**Objective:**
Write the lines out again, from the top of the material to the line containing "2.4e-9, 1.9e-9, 1.6e-9, 1.0e-9, 7.4e-10, 1.0e-10, 1.0e-10]", pictures excluded.

**Data to process:**

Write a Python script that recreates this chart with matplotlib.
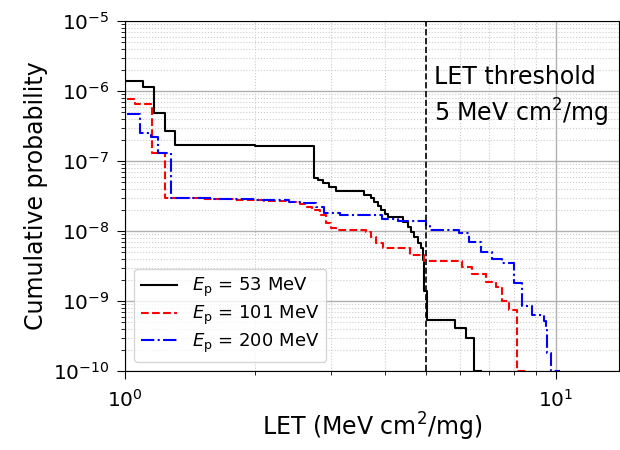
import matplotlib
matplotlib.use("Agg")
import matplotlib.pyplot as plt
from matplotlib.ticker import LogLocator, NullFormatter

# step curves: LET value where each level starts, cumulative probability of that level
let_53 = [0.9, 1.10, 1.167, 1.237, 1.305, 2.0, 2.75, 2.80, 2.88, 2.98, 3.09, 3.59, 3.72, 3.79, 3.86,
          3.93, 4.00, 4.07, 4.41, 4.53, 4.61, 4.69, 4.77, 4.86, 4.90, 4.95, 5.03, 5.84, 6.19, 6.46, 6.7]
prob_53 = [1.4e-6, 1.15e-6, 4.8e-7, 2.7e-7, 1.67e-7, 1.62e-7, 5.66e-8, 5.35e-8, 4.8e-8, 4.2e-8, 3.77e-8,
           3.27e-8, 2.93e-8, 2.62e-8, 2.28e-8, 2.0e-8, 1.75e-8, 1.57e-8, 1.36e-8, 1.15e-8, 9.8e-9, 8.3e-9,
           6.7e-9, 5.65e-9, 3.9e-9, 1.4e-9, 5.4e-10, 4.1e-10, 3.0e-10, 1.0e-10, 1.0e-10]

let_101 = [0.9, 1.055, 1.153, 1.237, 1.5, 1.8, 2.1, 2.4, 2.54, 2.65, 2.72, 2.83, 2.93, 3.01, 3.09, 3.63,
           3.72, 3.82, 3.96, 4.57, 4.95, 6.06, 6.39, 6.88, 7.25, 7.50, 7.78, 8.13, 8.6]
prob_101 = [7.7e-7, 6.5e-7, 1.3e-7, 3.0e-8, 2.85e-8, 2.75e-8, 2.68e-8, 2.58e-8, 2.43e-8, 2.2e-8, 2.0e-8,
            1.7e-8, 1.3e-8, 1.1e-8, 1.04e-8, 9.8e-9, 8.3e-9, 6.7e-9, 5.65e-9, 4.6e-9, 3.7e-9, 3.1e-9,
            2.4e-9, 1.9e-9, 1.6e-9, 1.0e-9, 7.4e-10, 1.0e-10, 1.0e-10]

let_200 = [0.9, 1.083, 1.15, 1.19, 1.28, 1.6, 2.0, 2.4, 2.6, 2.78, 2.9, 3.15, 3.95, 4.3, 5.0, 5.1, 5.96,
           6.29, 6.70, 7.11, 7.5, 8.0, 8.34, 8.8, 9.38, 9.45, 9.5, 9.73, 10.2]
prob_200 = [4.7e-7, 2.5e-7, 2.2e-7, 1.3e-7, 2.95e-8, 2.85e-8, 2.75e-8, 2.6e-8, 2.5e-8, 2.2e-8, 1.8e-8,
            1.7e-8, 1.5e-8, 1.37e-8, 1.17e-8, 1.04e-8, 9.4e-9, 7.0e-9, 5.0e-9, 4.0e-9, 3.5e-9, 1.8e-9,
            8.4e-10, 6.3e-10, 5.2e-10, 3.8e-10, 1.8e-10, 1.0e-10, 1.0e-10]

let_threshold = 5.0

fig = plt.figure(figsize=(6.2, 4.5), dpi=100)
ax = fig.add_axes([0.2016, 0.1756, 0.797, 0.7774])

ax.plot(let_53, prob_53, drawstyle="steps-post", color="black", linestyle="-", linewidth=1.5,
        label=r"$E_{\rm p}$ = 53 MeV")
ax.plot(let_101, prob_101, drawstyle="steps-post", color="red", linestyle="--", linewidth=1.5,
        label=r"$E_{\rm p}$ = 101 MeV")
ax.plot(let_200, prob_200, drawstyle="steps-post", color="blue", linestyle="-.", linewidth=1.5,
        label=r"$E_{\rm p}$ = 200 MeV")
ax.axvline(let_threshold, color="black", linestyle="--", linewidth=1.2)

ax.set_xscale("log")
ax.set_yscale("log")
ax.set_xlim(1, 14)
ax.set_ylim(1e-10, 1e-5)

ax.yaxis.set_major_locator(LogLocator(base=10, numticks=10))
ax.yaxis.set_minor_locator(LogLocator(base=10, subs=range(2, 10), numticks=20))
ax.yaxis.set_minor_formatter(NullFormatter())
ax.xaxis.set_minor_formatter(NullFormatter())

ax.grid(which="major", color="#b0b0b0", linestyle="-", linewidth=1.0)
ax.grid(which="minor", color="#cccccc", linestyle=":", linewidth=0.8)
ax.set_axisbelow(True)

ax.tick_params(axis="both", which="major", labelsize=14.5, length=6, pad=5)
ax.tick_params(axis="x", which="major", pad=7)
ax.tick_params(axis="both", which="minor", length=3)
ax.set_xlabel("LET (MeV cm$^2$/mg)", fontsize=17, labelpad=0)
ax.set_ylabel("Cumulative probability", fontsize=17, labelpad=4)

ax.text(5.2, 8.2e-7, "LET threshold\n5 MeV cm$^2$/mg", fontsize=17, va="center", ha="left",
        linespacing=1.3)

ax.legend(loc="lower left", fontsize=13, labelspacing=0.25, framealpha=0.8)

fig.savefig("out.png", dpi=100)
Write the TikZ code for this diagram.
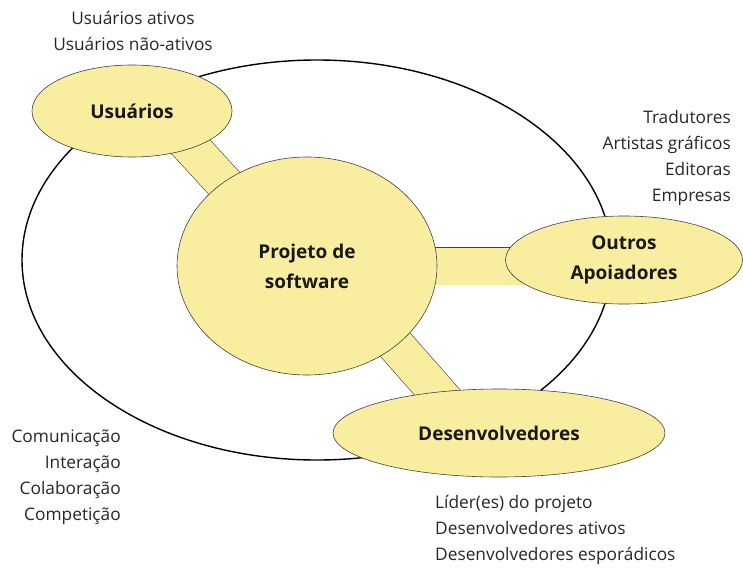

**Response below:**
Write a Python script that recreates this chart with matplotlib.
import matplotlib
matplotlib.use("Agg")
import matplotlib.pyplot as plt
from matplotlib.ticker import LogLocator, NullFormatter

# step curves: LET value where each level starts, cumulative probability of that level
let_53 = [0.9, 1.10, 1.167, 1.237, 1.305, 2.0, 2.75, 2.80, 2.88, 2.98, 3.09, 3.59, 3.72, 3.79, 3.86,
          3.93, 4.00, 4.07, 4.41, 4.53, 4.61, 4.69, 4.77, 4.86, 4.90, 4.95, 5.03, 5.84, 6.19, 6.46, 6.7]
prob_53 = [1.4e-6, 1.15e-6, 4.8e-7, 2.7e-7, 1.67e-7, 1.62e-7, 5.66e-8, 5.35e-8, 4.8e-8, 4.2e-8, 3.77e-8,
           3.27e-8, 2.93e-8, 2.62e-8, 2.28e-8, 2.0e-8, 1.75e-8, 1.57e-8, 1.36e-8, 1.15e-8, 9.8e-9, 8.3e-9,
           6.7e-9, 5.65e-9, 3.9e-9, 1.4e-9, 5.4e-10, 4.1e-10, 3.0e-10, 1.0e-10, 1.0e-10]

let_101 = [0.9, 1.055, 1.153, 1.237, 1.5, 1.8, 2.1, 2.4, 2.54, 2.65, 2.72, 2.83, 2.93, 3.01, 3.09, 3.63,
           3.72, 3.82, 3.96, 4.57, 4.95, 6.06, 6.39, 6.88, 7.25, 7.50, 7.78, 8.13, 8.6]
prob_101 = [7.7e-7, 6.5e-7, 1.3e-7, 3.0e-8, 2.85e-8, 2.75e-8, 2.68e-8, 2.58e-8, 2.43e-8, 2.2e-8, 2.0e-8,
            1.7e-8, 1.3e-8, 1.1e-8, 1.04e-8, 9.8e-9, 8.3e-9, 6.7e-9, 5.65e-9, 4.6e-9, 3.7e-9, 3.1e-9,
            2.4e-9, 1.9e-9, 1.6e-9, 1.0e-9, 7.4e-10, 1.0e-10, 1.0e-10]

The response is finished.